_GIVEN REQUEST_
Omitting the pictures, copy exactly each line from the one containing "Reproduce this chart" up to and including the one containing "XAxis, YAxis, CartesianGrid".

Charts and diagrams as code
-.-.-

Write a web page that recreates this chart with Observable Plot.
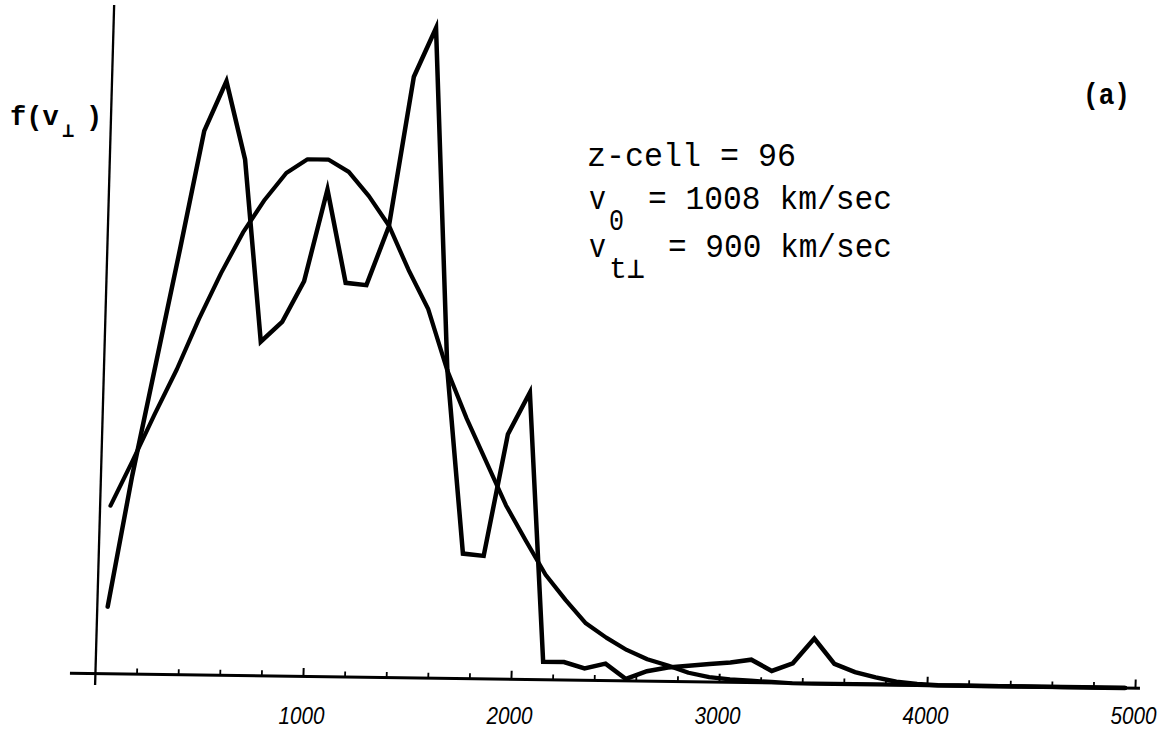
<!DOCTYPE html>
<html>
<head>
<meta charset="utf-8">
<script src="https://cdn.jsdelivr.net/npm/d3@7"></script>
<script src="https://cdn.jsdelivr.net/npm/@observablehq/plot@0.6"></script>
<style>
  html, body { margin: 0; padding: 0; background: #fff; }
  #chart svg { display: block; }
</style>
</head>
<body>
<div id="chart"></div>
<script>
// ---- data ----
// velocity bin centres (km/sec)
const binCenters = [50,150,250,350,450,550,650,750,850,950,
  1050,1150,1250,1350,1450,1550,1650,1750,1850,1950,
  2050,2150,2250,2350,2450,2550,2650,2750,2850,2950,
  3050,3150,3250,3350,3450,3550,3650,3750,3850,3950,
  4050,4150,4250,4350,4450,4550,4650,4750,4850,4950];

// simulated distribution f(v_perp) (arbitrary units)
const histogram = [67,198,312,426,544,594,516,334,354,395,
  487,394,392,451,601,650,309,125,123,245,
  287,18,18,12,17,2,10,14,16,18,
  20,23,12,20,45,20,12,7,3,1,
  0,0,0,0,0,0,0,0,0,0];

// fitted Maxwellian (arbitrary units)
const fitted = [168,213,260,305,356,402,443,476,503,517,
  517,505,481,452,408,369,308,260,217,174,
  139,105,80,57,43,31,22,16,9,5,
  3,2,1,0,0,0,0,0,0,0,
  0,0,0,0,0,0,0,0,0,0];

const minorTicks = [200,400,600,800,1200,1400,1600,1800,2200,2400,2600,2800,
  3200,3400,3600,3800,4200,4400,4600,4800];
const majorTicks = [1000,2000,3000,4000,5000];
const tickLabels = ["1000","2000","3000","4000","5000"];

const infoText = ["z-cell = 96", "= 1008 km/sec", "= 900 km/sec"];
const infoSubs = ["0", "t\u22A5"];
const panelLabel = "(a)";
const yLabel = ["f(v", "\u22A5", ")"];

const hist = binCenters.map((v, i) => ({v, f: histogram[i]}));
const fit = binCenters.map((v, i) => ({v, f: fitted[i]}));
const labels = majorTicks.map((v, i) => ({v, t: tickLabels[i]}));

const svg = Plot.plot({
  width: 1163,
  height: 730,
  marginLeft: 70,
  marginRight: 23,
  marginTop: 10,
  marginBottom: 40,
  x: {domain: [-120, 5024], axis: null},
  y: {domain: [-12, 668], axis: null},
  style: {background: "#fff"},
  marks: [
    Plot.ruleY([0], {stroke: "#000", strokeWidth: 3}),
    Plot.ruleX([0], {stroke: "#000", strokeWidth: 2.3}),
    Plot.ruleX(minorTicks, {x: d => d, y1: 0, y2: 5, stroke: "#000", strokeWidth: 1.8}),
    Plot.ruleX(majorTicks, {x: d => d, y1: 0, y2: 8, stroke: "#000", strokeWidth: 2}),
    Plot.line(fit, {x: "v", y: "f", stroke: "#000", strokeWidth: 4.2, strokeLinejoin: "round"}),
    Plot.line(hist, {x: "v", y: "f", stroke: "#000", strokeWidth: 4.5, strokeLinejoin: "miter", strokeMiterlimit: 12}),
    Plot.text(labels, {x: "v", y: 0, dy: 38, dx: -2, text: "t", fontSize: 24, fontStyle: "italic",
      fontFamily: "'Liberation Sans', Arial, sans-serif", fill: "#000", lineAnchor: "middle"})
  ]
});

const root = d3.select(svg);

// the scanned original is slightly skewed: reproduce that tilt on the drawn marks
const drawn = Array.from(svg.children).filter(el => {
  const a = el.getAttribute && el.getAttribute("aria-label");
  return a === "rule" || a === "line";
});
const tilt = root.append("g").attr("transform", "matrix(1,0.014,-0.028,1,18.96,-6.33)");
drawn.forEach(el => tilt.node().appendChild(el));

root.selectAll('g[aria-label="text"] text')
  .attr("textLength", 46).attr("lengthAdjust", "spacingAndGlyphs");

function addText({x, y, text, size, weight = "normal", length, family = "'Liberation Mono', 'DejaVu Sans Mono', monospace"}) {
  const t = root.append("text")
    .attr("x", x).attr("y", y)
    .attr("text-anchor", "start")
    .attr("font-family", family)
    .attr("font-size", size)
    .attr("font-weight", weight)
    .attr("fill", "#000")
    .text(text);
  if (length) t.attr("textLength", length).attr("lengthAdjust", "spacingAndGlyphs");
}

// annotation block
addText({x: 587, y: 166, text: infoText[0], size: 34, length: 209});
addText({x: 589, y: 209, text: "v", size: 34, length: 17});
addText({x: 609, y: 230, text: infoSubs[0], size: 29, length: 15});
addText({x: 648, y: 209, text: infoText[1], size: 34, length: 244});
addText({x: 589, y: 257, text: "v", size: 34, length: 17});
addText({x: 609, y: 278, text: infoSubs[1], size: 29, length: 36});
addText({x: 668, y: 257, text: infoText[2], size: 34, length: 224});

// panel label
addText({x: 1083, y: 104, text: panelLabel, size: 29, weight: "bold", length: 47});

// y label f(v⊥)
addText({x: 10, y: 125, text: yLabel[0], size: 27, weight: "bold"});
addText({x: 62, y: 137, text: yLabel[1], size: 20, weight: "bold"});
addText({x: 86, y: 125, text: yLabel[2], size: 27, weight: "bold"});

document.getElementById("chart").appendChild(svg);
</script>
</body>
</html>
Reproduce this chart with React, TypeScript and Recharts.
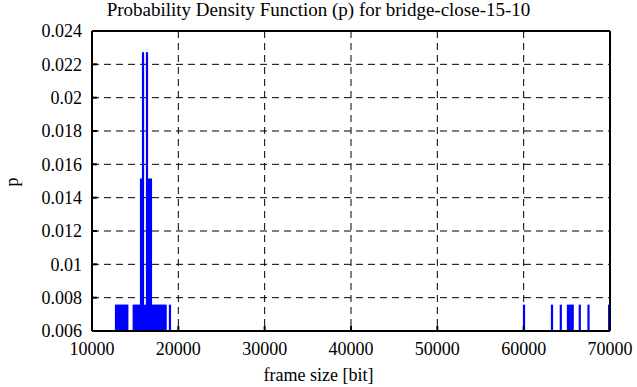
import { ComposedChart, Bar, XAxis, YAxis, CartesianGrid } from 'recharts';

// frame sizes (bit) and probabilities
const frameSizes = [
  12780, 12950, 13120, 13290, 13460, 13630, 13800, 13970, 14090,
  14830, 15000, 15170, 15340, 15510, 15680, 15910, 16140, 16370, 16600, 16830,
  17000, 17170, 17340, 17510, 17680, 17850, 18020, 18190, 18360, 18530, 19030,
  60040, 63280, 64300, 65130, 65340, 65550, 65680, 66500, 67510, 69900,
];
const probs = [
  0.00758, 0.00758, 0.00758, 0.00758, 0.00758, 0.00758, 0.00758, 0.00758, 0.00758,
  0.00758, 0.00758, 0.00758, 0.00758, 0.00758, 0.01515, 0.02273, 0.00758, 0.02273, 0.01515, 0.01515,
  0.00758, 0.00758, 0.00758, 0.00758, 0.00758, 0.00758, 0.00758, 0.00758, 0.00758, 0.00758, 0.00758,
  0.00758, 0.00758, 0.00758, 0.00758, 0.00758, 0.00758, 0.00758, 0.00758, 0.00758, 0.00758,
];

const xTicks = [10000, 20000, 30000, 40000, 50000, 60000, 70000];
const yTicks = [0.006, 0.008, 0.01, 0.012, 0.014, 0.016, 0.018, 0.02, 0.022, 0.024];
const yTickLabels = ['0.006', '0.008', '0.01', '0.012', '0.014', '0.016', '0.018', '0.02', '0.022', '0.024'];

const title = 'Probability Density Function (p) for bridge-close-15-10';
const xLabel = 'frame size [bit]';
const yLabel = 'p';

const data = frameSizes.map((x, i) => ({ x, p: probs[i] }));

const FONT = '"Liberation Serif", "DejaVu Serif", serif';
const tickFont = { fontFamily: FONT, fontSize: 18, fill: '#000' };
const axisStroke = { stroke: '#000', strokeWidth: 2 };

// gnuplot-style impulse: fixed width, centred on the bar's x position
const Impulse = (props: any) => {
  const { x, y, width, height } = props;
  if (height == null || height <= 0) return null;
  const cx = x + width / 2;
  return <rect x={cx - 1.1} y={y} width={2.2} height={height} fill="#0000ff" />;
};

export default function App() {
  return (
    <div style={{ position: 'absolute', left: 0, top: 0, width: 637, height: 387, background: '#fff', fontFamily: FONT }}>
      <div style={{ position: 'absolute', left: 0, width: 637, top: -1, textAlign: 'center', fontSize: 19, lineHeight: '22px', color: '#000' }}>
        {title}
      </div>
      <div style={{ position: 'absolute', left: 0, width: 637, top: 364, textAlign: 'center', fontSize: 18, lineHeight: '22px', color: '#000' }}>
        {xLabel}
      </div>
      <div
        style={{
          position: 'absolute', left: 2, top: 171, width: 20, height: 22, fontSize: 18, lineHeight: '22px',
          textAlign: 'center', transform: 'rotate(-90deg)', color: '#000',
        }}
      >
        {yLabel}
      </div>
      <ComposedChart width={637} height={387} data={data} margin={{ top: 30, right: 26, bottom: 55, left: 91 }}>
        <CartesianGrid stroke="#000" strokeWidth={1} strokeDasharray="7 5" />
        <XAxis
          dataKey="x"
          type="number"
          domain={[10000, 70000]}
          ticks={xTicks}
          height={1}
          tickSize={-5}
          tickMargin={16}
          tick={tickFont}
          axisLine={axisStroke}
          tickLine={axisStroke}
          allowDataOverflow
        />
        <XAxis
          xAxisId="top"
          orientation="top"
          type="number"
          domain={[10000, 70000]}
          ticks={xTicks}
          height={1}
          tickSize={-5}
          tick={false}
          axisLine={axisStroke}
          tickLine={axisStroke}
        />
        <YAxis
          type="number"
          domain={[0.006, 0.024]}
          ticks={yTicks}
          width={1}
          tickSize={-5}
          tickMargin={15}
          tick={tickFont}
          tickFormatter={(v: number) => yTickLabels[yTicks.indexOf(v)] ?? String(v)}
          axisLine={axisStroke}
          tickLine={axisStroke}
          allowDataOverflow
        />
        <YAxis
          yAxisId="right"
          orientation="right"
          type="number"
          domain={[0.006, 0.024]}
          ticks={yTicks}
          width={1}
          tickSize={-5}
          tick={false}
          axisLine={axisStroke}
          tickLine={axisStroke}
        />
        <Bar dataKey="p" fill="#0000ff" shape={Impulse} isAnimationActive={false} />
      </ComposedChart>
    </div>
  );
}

-.-.-

_RESULT_
Reproduce this chart with React, TypeScript and Recharts.
import { ComposedChart, Bar, XAxis, YAxis, CartesianGrid } from 'recharts';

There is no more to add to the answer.